Your Congressmen Hard at Work in Washington
Last Monday, the Washington Post described our nation’s Congressmen and Congresswomen hard at work, noting that “a group of more than 80 House members is mobilizing to get legislation passed to put a statue depicting minority women in the Capitol Rotunda.” Rep. Danny Davis, a Democrat from Illinois, frets that “the lack of representation of minority women in the Rotunda may lead visitors to think that minority women did not contribute to the history of America.” The logical conclusion of this illogical line of thinking is an ever-proliferating number of identity-politic statuary in the already crowded Rotunda.


Killer Moms
Writing for “Women’s E-News,” psychologist Cheryl L. Meyer offers a chilling commentary on the recent murder of five children in Texas by their own mother. “The reality is that the mother who kills her child is every mother, any mother,” Meyer informs us. “Most mothers just seem to understand how a woman could kill her child,” she writes. This is a stark example of “defining deviancy down.”


Ending Quotas in Carolina
The Chronicle of Higher Education (issue dated June 29) reports that the Board of Governors of the University of North Carolina has decided to end a thirty-year practice of setting aside seats on the board for women as well as for minorities.
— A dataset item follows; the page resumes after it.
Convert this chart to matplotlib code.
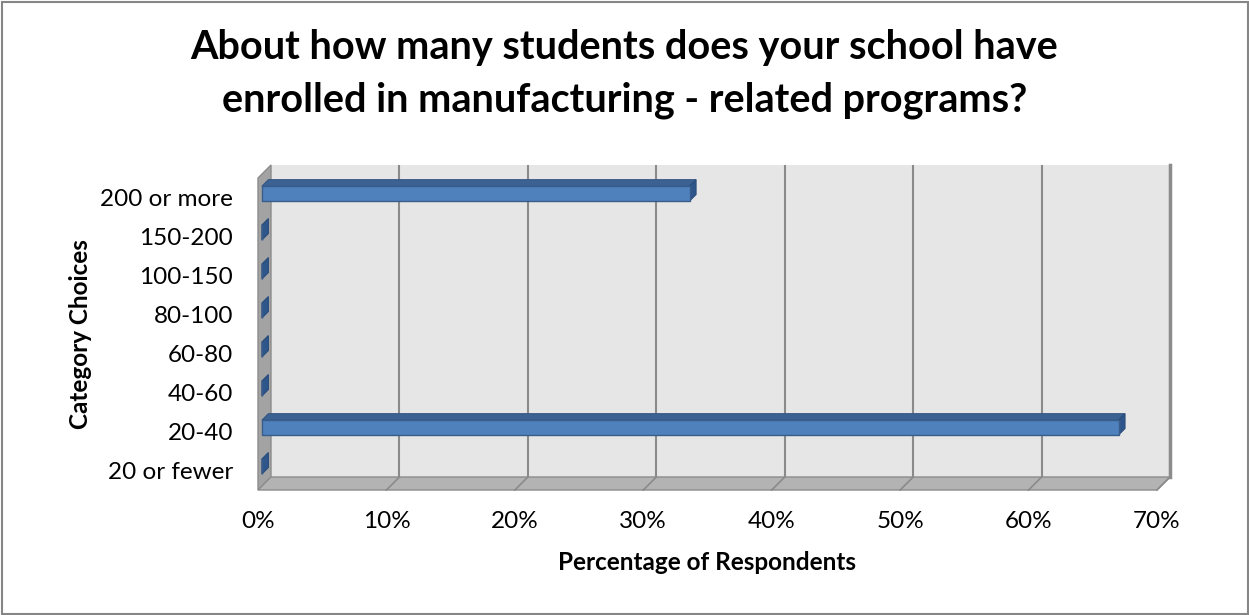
import matplotlib
matplotlib.use("Agg")
import matplotlib.pyplot as plt
from matplotlib.patches import Polygon, Rectangle

# Survey results: share of respondents per enrollment bracket
categories = ["20 or fewer", "20-40", "40-60", "60-80", "80-100",
              "100-150", "150-200", "200 or more"]
percentages = [0.0, 66.7, 0.0, 0.0, 0.0, 0.0, 0.0, 33.3]
x_ticks = [0, 10, 20, 30, 40, 50, 60, 70]
x_tick_labels = [f"{t}%" for t in x_ticks]

title_lines = ["About how many students does your school have",
               "enrolled in manufacturing - related programs?"]
x_label = "Percentage of Respondents"
y_label = "Category Choices"

FONT = ["Lato", "DejaVu Sans"]
plt.rcParams["font.family"] = FONT

W, H = 1249, 615
fig = plt.figure(figsize=(W / 100, H / 100), dpi=100)

# front plane of the plot box, in pixels
left, right, bottom, top = 258, 1157, 490, 178
ax = fig.add_axes([left / W, 1 - bottom / H, (right - left) / W, (bottom - top) / H])
xmax = x_ticks[-1]
n = len(categories)
ax.set_xlim(0, xmax)
ax.set_ylim(-0.5, n - 0.5)
for s in ax.spines.values():
    s.set_visible(False)
ax.patch.set_visible(False)

# depth of the pseudo-3D box, converted to data units
depth_px = 13
DX = depth_px / ((right - left) / xmax)
DY = depth_px / ((bottom - top) / n)


def P(x, y, d):
    return (x + d * DX, y + d * DY)


def poly(pts, **kw):
    p = Polygon([P(*q) for q in pts], closed=True, clip_on=False, **kw)
    ax.add_patch(p)
    return p


y0, y1 = -0.5, n - 0.5
# back wall
poly([(0, y0, 1), (xmax, y0, 1), (xmax, y1, 1), (0, y1, 1)],
     facecolor="#e6e6e6", edgecolor="none", zorder=1)
# left side wall
poly([(0, y0, 0), (0, y0, 1), (0, y1, 1), (0, y1, 0)],
     facecolor="#a3a3a3", edgecolor="#8c8c8c", lw=1.0, zorder=2)
# floor
poly([(0, y0, 0), (xmax, y0, 0), (xmax, y0, 1), (0, y0, 1)],
     facecolor="#b3b3b3", edgecolor="#8c8c8c", lw=1.0, zorder=2)

grid_c = "#8a8a8a"
for t in x_ticks[1:]:
    (a, b), (c, d) = P(t, y0, 1), P(t, y1, 1)
    ax.plot([a, c], [b, d], color=grid_c, lw=1.5, zorder=1.5, clip_on=False,
            solid_capstyle="butt")
    (a, b), (c, d) = P(t, y0, 0), P(t, y0, 1)
    ax.plot([a, c], [b, d], color=grid_c, lw=1.2, zorder=2.5, clip_on=False)
# right edge of back wall
(a, b), (c, d) = P(xmax, y0, 1), P(xmax, y1, 1)
ax.plot([a, c], [b, d], color="#8c8c8c", lw=2.5, zorder=2.6, clip_on=False)

# bars
h = 0.38
d0, d1 = 0.3, 0.8
for i, v in enumerate(percentages):
    lo, hi = i - h / 2, i + h / 2
    poly([(0, hi, d0), (v, hi, d0), (v, hi, d1), (0, hi, d1)],
         facecolor="#3b6293", edgecolor="#345784", lw=0.8, zorder=5)
    poly([(v, lo, d0), (v, hi, d0), (v, hi, d1), (v, lo, d1)],
         facecolor="#2f568a", edgecolor="#2a4d7c", lw=0.8, zorder=5)
    poly([(0, lo, d0), (v, lo, d0), (v, hi, d0), (0, hi, d0)],
         facecolor="#4f81bd", edgecolor="#385d8a", lw=1.0, zorder=6)

ax.set_xticks(x_ticks, x_tick_labels)
ax.set_yticks(range(n), categories)
ax.tick_params(axis="both", length=0, labelsize=17.5, colors="black")
ax.tick_params(axis="x", pad=15)
ax.tick_params(axis="y", pad=18)

ax.set_xlabel(x_label, fontsize=17.5, fontweight="bold", labelpad=14)
ax.set_ylabel(y_label, fontsize=17.5, fontweight="bold", labelpad=6)

fig.text(624.5 / W, 1 - 48 / H, title_lines[0], ha="center", va="center",
         fontsize=28.5, fontweight="bold")
fig.text(624.5 / W, 1 - 100 / H, title_lines[1], ha="center", va="center",
         fontsize=28.5, fontweight="bold")

# chart border
fig.add_artist(Rectangle((1.5 / W, 1.5 / H), (W - 3) / W, (H - 3) / H,
                         transform=fig.transFigure, fill=False,
                         edgecolor="#868686", lw=1.5))

fig.savefig("out.png", dpi=100, facecolor="white")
The 32-member board had been required by state law to set aside 12 seats for women and minorities, but in the face of a lawsuit by five former board members, claiming violation of equal protection laws, the university decided to end the practice.


Sisters in Science
More good news on women in academia: the Chronicle (June 25) reports on a new study that found that more women are pursuing careers as science teachers in the nation’s colleges and universities. According to the report, which was commissioned by several foundations, “over the last decade, about 40 percent of new, tenure-track science professors were women, compared with 21 percent in the 1980s.”


The Oprah-fication of Masculinity
The Chronicle also reports on the goings-on at all-male Wabash College in Indiana: worried that an all-male school might inculcate “archaic” values in its students, Warren Rosenberg, the head of the college’s English department, launched a “Men and Masculinity” course. Rosenberg is enamored of the idea that getting guys to talk about themselves and their feelings will lead to the deconstruction of masculinity; for example, students in the class are required to keep a weekly journal “taking notice of masculinity in their own environment.” Students also deconstruct movies and plays such as Platoon and 12 Angry Men. Perhaps, as Rosenberg claims, contemporary masclunity is in need of a little tweaking. But proposed masculine architecture, with its journal-writing and emoting, doesn’t strike one as a desirable alternative.


Summer Reading?
From the Journal of Gender Studies, this offering from Annie Potts: “The Man With Two Brains: Hegemonic Masculine Subjectivity and the Discursive Construction of the Unreasonable Penis-Self.”